** Data lines **
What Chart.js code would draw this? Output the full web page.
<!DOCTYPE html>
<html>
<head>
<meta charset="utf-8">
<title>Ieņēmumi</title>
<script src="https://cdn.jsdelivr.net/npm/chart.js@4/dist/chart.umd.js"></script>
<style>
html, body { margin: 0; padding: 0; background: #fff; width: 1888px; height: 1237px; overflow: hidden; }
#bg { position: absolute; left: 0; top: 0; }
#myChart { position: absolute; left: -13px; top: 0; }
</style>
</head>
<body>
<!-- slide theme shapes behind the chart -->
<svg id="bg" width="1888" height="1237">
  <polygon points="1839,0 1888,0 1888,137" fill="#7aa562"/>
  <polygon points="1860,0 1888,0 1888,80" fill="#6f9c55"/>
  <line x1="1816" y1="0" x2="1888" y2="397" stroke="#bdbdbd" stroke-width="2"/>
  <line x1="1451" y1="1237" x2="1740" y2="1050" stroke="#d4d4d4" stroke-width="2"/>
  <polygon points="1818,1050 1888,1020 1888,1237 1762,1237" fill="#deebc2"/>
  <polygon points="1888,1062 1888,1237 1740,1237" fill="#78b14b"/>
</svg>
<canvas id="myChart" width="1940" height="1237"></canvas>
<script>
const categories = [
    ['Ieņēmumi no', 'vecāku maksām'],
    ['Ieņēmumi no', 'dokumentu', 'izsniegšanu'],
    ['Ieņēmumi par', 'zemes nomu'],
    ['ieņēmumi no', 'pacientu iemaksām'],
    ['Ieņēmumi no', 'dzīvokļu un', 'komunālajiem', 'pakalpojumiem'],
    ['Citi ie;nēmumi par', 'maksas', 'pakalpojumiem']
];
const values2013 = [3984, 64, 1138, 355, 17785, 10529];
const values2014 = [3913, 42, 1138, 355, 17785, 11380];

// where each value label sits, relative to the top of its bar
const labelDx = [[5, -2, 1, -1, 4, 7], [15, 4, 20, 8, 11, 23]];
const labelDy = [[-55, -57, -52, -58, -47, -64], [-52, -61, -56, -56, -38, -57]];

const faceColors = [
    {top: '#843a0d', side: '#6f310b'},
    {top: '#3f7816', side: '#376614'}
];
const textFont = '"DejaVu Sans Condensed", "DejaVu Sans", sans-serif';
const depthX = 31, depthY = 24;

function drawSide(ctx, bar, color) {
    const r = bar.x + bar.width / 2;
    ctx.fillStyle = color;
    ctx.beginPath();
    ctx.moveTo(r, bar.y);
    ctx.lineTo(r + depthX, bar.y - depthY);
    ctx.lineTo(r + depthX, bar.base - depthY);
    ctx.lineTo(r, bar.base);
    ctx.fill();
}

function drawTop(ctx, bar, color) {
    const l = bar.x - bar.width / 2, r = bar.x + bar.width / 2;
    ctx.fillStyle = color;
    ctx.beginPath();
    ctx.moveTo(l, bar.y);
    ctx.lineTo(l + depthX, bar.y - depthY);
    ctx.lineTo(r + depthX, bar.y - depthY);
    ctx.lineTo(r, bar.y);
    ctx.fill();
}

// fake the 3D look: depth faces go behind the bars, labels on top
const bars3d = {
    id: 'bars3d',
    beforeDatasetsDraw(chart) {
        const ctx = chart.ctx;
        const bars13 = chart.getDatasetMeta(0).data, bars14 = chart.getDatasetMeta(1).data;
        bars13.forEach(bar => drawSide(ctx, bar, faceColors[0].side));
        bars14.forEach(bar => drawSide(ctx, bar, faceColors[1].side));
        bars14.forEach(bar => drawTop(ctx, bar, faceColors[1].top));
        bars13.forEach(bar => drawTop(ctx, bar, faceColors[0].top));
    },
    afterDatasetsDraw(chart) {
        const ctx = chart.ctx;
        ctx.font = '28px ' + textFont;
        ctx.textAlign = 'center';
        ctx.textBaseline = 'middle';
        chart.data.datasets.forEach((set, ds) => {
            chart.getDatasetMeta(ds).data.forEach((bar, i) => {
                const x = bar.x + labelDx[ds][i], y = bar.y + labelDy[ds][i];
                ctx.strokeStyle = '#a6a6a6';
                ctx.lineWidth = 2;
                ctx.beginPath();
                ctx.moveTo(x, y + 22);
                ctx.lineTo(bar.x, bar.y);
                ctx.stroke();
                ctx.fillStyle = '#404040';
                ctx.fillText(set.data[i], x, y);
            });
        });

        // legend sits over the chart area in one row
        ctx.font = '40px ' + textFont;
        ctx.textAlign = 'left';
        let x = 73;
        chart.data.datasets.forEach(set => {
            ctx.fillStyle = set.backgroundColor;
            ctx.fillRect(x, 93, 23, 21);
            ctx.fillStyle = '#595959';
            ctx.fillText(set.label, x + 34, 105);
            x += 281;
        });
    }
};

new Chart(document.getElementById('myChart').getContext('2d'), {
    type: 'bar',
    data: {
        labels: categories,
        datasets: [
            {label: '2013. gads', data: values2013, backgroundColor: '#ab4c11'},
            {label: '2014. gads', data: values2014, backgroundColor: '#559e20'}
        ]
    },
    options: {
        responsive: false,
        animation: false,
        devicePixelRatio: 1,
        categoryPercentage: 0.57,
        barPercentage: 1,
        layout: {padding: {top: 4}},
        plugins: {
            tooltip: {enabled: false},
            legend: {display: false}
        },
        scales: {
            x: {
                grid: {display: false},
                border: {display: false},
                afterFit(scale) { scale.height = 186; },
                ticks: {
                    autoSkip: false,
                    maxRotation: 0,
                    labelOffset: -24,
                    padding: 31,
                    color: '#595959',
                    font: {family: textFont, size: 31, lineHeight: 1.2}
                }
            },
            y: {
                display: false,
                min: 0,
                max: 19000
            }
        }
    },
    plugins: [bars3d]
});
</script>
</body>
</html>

** Problem to solve **
Restate the listing above word for word.

** Result **
What Chart.js code would draw this? Output the full web page.
<!DOCTYPE html>
<html>
<head>
<meta charset="utf-8">
<title>Ieņēmumi</title>
<script src="https://cdn.jsdelivr.net/npm/chart.js@4/dist/chart.umd.js"></script>
<style>
html, body { margin: 0; padding: 0; background: #fff; width: 1888px; height: 1237px; overflow: hidden; }
#bg { position: absolute; left: 0; top: 0; }
#myChart { position: absolute; left: -13px; top: 0; }
</style>
</head>
<body>
<!-- slide theme shapes behind the chart -->
<svg id="bg" width="1888" height="1237">
  <polygon points="1839,0 1888,0 1888,137" fill="#7aa562"/>
  <polygon points="1860,0 1888,0 1888,80" fill="#6f9c55"/>
  <line x1="1816" y1="0" x2="1888" y2="397" stroke="#bdbdbd" stroke-width="2"/>
  <line x1="1451" y1="1237" x2="1740" y2="1050" stroke="#d4d4d4" stroke-width="2"/>
  <polygon points="1818,1050 1888,1020 1888,1237 1762,1237" fill="#deebc2"/>
  <polygon points="1888,1062 1888,1237 1740,1237" fill="#78b14b"/>
</svg>
<canvas id="myChart" width="1940" height="1237"></canvas>
<script>
const categories = [
    ['Ieņēmumi no', 'vecāku maksām'],
    ['Ieņēmumi no', 'dokumentu', 'izsniegšanu'],
    ['Ieņēmumi par', 'zemes nomu'],
    ['ieņēmumi no', 'pacientu iemaksām'],
    ['Ieņēmumi no', 'dzīvokļu un', 'komunālajiem', 'pakalpojumiem'],
    ['Citi ie;nēmumi par', 'maksas', 'pakalpojumiem']
];
const values2013 = [3984, 64, 1138, 355, 17785, 10529];
const values2014 = [3913, 42, 1138, 355, 17785, 11380];

// where each value label sits, relative to the top of its bar
const labelDx = [[5, -2, 1, -1, 4, 7], [15, 4, 20, 8, 11, 23]];
const labelDy = [[-55, -57, -52, -58, -47, -64], [-52, -61, -56, -56, -38, -57]];

const faceColors = [
    {top: '#843a0d', side: '#6f310b'},
    {top: '#3f7816', side: '#376614'}
];
const textFont = '"DejaVu Sans Condensed", "DejaVu Sans", sans-serif';
const depthX = 31, depthY = 24;

function drawSide(ctx, bar, color) {
    const r = bar.x + bar.width / 2;
    ctx.fillStyle = color;
    ctx.beginPath();
    ctx.moveTo(r, bar.y);
    ctx.lineTo(r + depthX, bar.y - depthY);
    ctx.lineTo(r + depthX, bar.base - depthY);
    ctx.lineTo(r, bar.base);
    ctx.fill();
}

function drawTop(ctx, bar, color) {
    const l = bar.x - bar.width / 2, r = bar.x + bar.width / 2;
    ctx.fillStyle = color;
    ctx.beginPath();
    ctx.moveTo(l, bar.y);
    ctx.lineTo(l + depthX, bar.y - depthY);
    ctx.lineTo(r + depthX, bar.y - depthY);
    ctx.lineTo(r, bar.y);
    ctx.fill();
}

// fake the 3D look: depth faces go behind the bars, labels on top
const bars3d = {
    id: 'bars3d',
    beforeDatasetsDraw(chart) {
        const ctx = chart.ctx;
        const bars13 = chart.getDatasetMeta(0).data, bars14 = chart.getDatasetMeta(1).data;
        bars13.forEach(bar => drawSide(ctx, bar, faceColors[0].side));
        bars14.forEach(bar => drawSide(ctx, bar, faceColors[1].side));
        bars14.forEach(bar => drawTop(ctx, bar, faceColors[1].top));
        bars13.forEach(bar => drawTop(ctx, bar, faceColors[0].top));
    },
    afterDatasetsDraw(chart) {
        const ctx = chart.ctx;
        ctx.font = '28px ' + textFont;
        ctx.textAlign = 'center';
        ctx.textBaseline = 'middle';
        chart.data.datasets.forEach((set, ds) => {
            chart.getDatasetMeta(ds).data.forEach((bar, i) => {
                const x = bar.x + labelDx[ds][i], y = bar.y + labelDy[ds][i];
                ctx.strokeStyle = '#a6a6a6';
                ctx.lineWidth = 2;
                ctx.beginPath();
                ctx.moveTo(x, y + 22);
                ctx.lineTo(bar.x, bar.y);
                ctx.stroke();
                ctx.fillStyle = '#404040';
                ctx.fillText(set.data[i], x, y);
            });
        });

        // legend sits over the chart area in one row
        ctx.font = '40px ' + textFont;
        ctx.textAlign = 'left';
        let x = 73;
        chart.data.datasets.forEach(set => {
            ctx.fillStyle = set.backgroundColor;
            ctx.fillRect(x, 93, 23, 21);
            ctx.fillStyle = '#595959';
            ctx.fillText(set.label, x + 34, 105);
            x += 281;
        });
    }
};

new Chart(document.getElementById('myChart').getContext('2d'), {
    type: 'bar',
    data: {
        labels: categories,
        datasets: [
            {label: '2013. gads', data: values2013, backgroundColor: '#ab4c11'},
            {label: '2014. gads', data: values2014, backgroundColor: '#559e20'}
        ]
    },
    options: {
        responsive: false,
        animation: false,
        devicePixelRatio: 1,
        categoryPercentage: 0.57,
        barPercentage: 1,
        layout: {padding: {top: 4}},
        plugins: {
            tooltip: {enabled: false},
            legend: {display: false}
        },
        scales: {
            x: {
                grid: {display: false},
                border: {display: false},
                afterFit(scale) { scale.height = 186; },
                ticks: {
                    autoSkip: false,
                    maxRotation: 0,
                    labelOffset: -24,
                    padding: 31,
                    color: '#595959',
                    font: {family: textFont, size: 31, lineHeight: 1.2}
                }
            },
            y: {
                display: false,
                min: 0,
                max: 19000
            }
        }
    },
    plugins: [bars3d]
});
</script>
</body>
</html>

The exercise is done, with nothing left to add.